Pros
There is real market potential for the product and there were some terrific people in the business, unfortunately too few. The US business appears to be well run by a competent leadership team so if you are considering Walkme in the US, it may be a great opportunity. Otherwise, there are simply too many good organisations elsewhere.
Cons
It's difficult to know where to start. Walkme is run and resourced as essentially two separate businesses, the separation between the Americas and International Business is so apparent that it's bizarre. Whilst the US is generally a well run machine with strong leadership, the International business is comically poor. The Leadership in the International business has clearly never expanded a scale up in Europe before hence the utter failure.
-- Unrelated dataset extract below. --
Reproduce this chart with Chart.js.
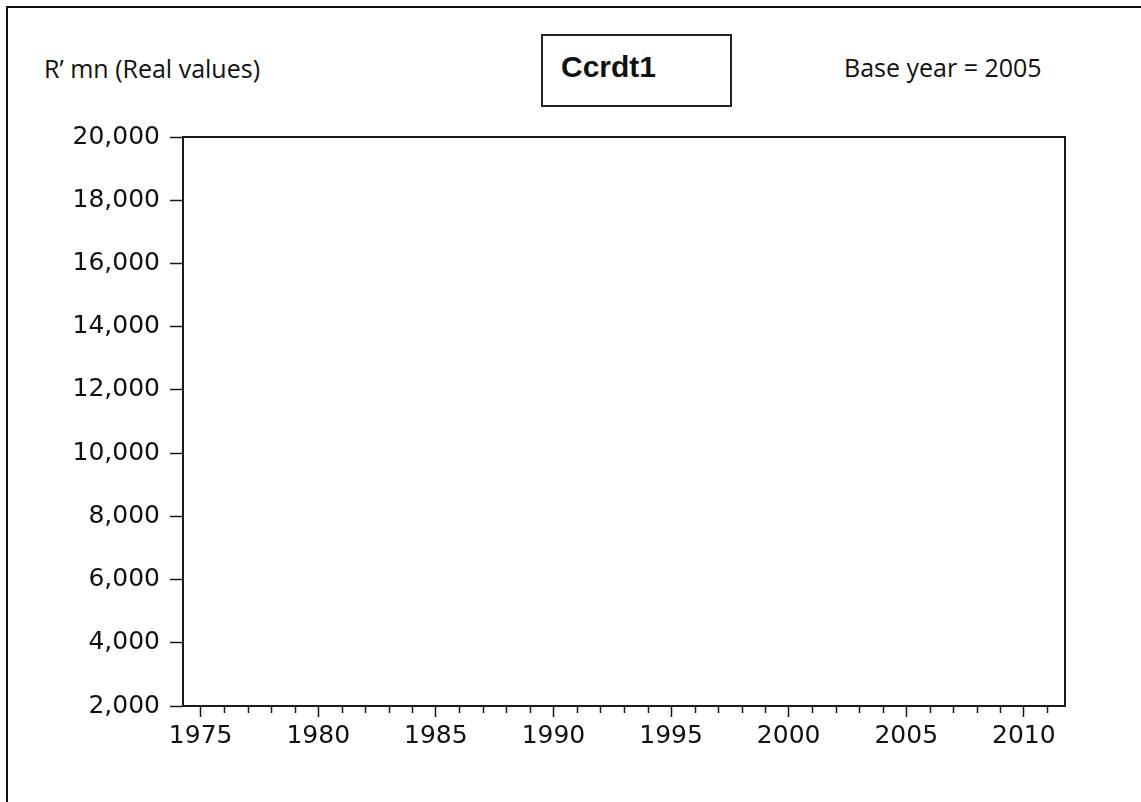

It's also apparent that software was new territory given the exceptionally long learning curve for this group, when most others 'got it' in half the time. The culture is 50% bullying and 50% buffoonery. One could potentially tolerate a bullying nature if execution was exceptional... however in this case the execution is as poor as I have seen in any software organisation. Talented employees last no more than 18 months and then realise this is one of those career mistakes that needs to be moved on from quickly. Leadership in other geographies outside the US have so many HR complaints against them that they no longer have any direct reports, yet are kept in the business. Pregnant women are made 'redundant'... and then 'un-redundant' when leadership realise what they have done is illegal. Like all good leaders, when the number for the region looks bad, deals are reassigned from reps to cover the regional number and the reps miss out on compensation. You could not make this up.